*Your objective*:
Omit all images, then return the remaining material exactly as it stands.

:::::

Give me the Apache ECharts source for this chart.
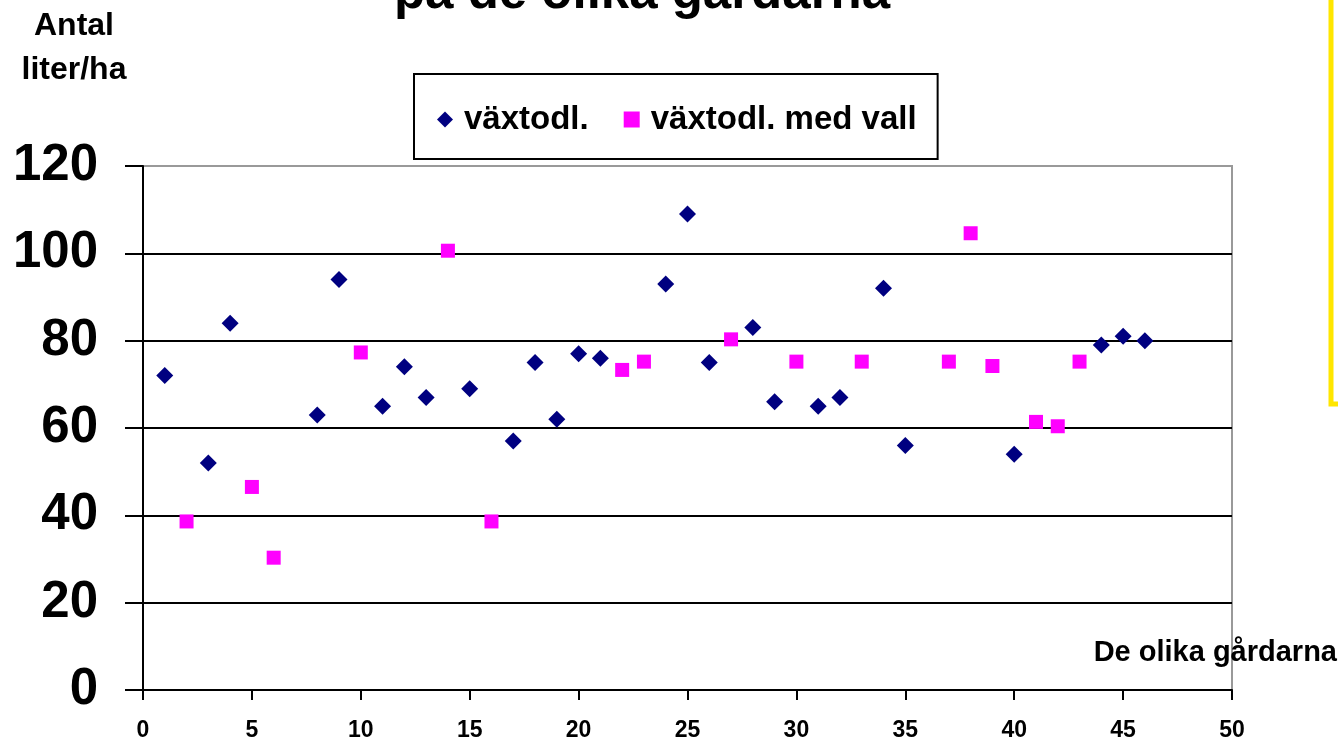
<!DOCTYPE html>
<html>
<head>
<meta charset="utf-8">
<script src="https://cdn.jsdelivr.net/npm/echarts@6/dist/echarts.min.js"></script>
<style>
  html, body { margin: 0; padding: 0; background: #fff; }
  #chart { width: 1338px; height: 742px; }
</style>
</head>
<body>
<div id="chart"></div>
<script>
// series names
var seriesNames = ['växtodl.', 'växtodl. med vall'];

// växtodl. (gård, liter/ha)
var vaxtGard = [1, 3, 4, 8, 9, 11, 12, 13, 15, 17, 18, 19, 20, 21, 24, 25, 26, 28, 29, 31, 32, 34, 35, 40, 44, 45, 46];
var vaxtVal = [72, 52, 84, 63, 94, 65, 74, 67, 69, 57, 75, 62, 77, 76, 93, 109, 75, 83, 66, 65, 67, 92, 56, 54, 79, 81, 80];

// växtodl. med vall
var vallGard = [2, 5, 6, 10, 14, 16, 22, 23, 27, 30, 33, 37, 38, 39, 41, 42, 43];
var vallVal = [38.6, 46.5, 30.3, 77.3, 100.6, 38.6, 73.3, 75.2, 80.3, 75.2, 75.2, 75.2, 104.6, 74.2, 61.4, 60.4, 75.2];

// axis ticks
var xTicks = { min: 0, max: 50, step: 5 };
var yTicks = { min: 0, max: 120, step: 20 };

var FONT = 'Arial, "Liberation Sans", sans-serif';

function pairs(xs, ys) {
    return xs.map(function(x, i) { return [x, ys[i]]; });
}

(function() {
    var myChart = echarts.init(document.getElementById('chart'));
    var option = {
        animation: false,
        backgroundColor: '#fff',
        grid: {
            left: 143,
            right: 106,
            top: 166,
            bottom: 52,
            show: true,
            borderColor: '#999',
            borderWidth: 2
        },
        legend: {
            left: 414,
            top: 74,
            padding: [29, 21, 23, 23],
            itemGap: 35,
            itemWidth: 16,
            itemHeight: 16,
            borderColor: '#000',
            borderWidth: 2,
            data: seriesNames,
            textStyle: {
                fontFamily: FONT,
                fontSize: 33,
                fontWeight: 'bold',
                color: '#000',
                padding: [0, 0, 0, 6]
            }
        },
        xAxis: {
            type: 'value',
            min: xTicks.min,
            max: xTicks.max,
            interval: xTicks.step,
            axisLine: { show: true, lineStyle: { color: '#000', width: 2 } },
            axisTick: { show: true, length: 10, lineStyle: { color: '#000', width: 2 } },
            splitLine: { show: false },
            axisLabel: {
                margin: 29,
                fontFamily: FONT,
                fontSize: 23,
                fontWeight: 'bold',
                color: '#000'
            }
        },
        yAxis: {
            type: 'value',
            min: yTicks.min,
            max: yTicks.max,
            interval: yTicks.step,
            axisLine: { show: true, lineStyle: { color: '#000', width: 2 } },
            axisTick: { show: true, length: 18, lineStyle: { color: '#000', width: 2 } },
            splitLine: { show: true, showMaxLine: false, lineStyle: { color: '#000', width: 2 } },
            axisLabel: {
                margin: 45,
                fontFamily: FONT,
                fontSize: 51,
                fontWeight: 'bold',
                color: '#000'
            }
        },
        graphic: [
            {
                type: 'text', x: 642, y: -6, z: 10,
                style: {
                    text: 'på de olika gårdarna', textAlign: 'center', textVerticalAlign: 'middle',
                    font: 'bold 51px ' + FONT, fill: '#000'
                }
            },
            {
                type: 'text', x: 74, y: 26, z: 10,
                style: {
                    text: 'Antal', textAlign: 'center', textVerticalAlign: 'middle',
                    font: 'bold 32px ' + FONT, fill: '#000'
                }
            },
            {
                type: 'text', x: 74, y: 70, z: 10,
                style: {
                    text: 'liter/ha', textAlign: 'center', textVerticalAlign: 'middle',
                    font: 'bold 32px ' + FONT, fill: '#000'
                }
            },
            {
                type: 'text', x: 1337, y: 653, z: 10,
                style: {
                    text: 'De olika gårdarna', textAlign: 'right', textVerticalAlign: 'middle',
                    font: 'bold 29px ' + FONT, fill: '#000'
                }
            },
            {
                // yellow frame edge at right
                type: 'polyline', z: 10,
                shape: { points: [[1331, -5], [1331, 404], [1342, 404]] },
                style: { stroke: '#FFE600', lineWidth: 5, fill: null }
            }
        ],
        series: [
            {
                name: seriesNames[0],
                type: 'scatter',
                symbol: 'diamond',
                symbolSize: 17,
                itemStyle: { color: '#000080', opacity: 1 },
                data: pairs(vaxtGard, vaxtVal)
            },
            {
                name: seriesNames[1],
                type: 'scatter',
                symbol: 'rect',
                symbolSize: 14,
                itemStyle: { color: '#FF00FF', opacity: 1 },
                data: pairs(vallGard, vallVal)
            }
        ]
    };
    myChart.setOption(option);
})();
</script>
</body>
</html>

:::::

*Result*:
Give me the Apache ECharts source for this chart.
<!DOCTYPE html>
<html>
<head>
<meta charset="utf-8">
<script src="https://cdn.jsdelivr.net/npm/echarts@6/dist/echarts.min.js"></script>
<style>
  html, body { margin: 0; padding: 0; background: #fff; }
  #chart { width: 1338px; height: 742px; }
</style>
</head>
<body>
<div id="chart"></div>
<script>
// series names
var seriesNames = ['växtodl.', 'växtodl. med vall'];

// växtodl. (gård, liter/ha)
var vaxtGard = [1, 3, 4, 8, 9, 11, 12, 13, 15, 17, 18, 19, 20, 21, 24, 25, 26, 28, 29, 31, 32, 34, 35, 40, 44, 45, 46];
var vaxtVal = [72, 52, 84, 63, 94, 65, 74, 67, 69, 57, 75, 62, 77, 76, 93, 109, 75, 83, 66, 65, 67, 92, 56, 54, 79, 81, 80];

// växtodl. med vall
var vallGard = [2, 5, 6, 10, 14, 16, 22, 23, 27, 30, 33, 37, 38, 39, 41, 42, 43];
var vallVal = [38.6, 46.5, 30.3, 77.3, 100.6, 38.6, 73.3, 75.2, 80.3, 75.2, 75.2, 75.2, 104.6, 74.2, 61.4, 60.4, 75.2];

// axis ticks
var xTicks = { min: 0, max: 50, step: 5 };
var yTicks = { min: 0, max: 120, step: 20 };

var FONT = 'Arial, "Liberation Sans", sans-serif';

function pairs(xs, ys) {
    return xs.map(function(x, i) { return [x, ys[i]]; });
}

(function() {
    var myChart = echarts.init(document.getElementById('chart'));
    var option = {
        animation: false,
        backgroundColor: '#fff',
        grid: {
            left: 143,
            right: 106,
            top: 166,
            bottom: 52,
            show: true,
            borderColor: '#999',
            borderWidth: 2
        },
        legend: {
            left: 414,
            top: 74,
            padding: [29, 21, 23, 23],
            itemGap: 35,
            itemWidth: 16,
            itemHeight: 16,
            borderColor: '#000',
            borderWidth: 2,
            data: seriesNames,
            textStyle: {
                fontFamily: FONT,
                fontSize: 33,
                fontWeight: 'bold',
                color: '#000',
                padding: [0, 0, 0, 6]
            }
        },
        xAxis: {
            type: 'value',
            min: xTicks.min,
            max: xTicks.max,
            interval: xTicks.step,
            axisLine: { show: true, lineStyle: { color: '#000', width: 2 } },
            axisTick: { show: true, length: 10, lineStyle: { color: '#000', width: 2 } },
            splitLine: { show: false },
            axisLabel: {
                margin: 29,
                fontFamily: FONT,
                fontSize: 23,
                fontWeight: 'bold',
                color: '#000'
            }
        },
        yAxis: {
            type: 'value',
            min: yTicks.min,
            max: yTicks.max,
            interval: yTicks.step,
            axisLine: { show: true, lineStyle: { color: '#000', width: 2 } },
            axisTick: { show: true, length: 18, lineStyle: { color: '#000', width: 2 } },
            splitLine: { show: true, showMaxLine: false, lineStyle: { color: '#000', width: 2 } },
            axisLabel: {
                margin: 45,
                fontFamily: FONT,
                fontSize: 51,
                fontWeight: 'bold',
                color: '#000'
            }
        },
        graphic: [
            {
                type: 'text', x: 642, y: -6, z: 10,
                style: {
                    text: 'på de olika gårdarna', textAlign: 'center', textVerticalAlign: 'middle',
                    font: 'bold 51px ' + FONT, fill: '#000'
                }
            },
            {
                type: 'text', x: 74, y: 26, z: 10,
                style: {
                    text: 'Antal', textAlign: 'center', textVerticalAlign: 'middle',
                    font: 'bold 32px ' + FONT, fill: '#000'
                }
            },
            {
                type: 'text', x: 74, y: 70, z: 10,
                style: {
                    text: 'liter/ha', textAlign: 'center', textVerticalAlign: 'middle',
                    font: 'bold 32px ' + FONT, fill: '#000'
                }
            },
            {
                type: 'text', x: 1337, y: 653, z: 10,
                style: {
                    text: 'De olika gårdarna', textAlign: 'right', textVerticalAlign: 'middle',
                    font: 'bold 29px ' + FONT, fill: '#000'
                }
            },
            {
                // yellow frame edge at right
                type: 'polyline', z: 10,
                shape: { points: [[1331, -5], [1331, 404], [1342, 404]] },
                style: { stroke: '#FFE600', lineWidth: 5, fill: null }
            }
        ],
        series: [
            {
                name: seriesNames[0],
                type: 'scatter',
                symbol: 'diamond',
                symbolSize: 17,
                itemStyle: { color: '#000080', opacity: 1 },
                data: pairs(vaxtGard, vaxtVal)
            },
            {
                name: seriesNames[1],
                type: 'scatter',
                symbol: 'rect',
                symbolSize: 14,
                itemStyle: { color: '#FF00FF', opacity: 1 },
                data: pairs(vallGard, vallVal)
            }
        ]
    };
    myChart.setOption(option);
})();
</script>
</body>
</html>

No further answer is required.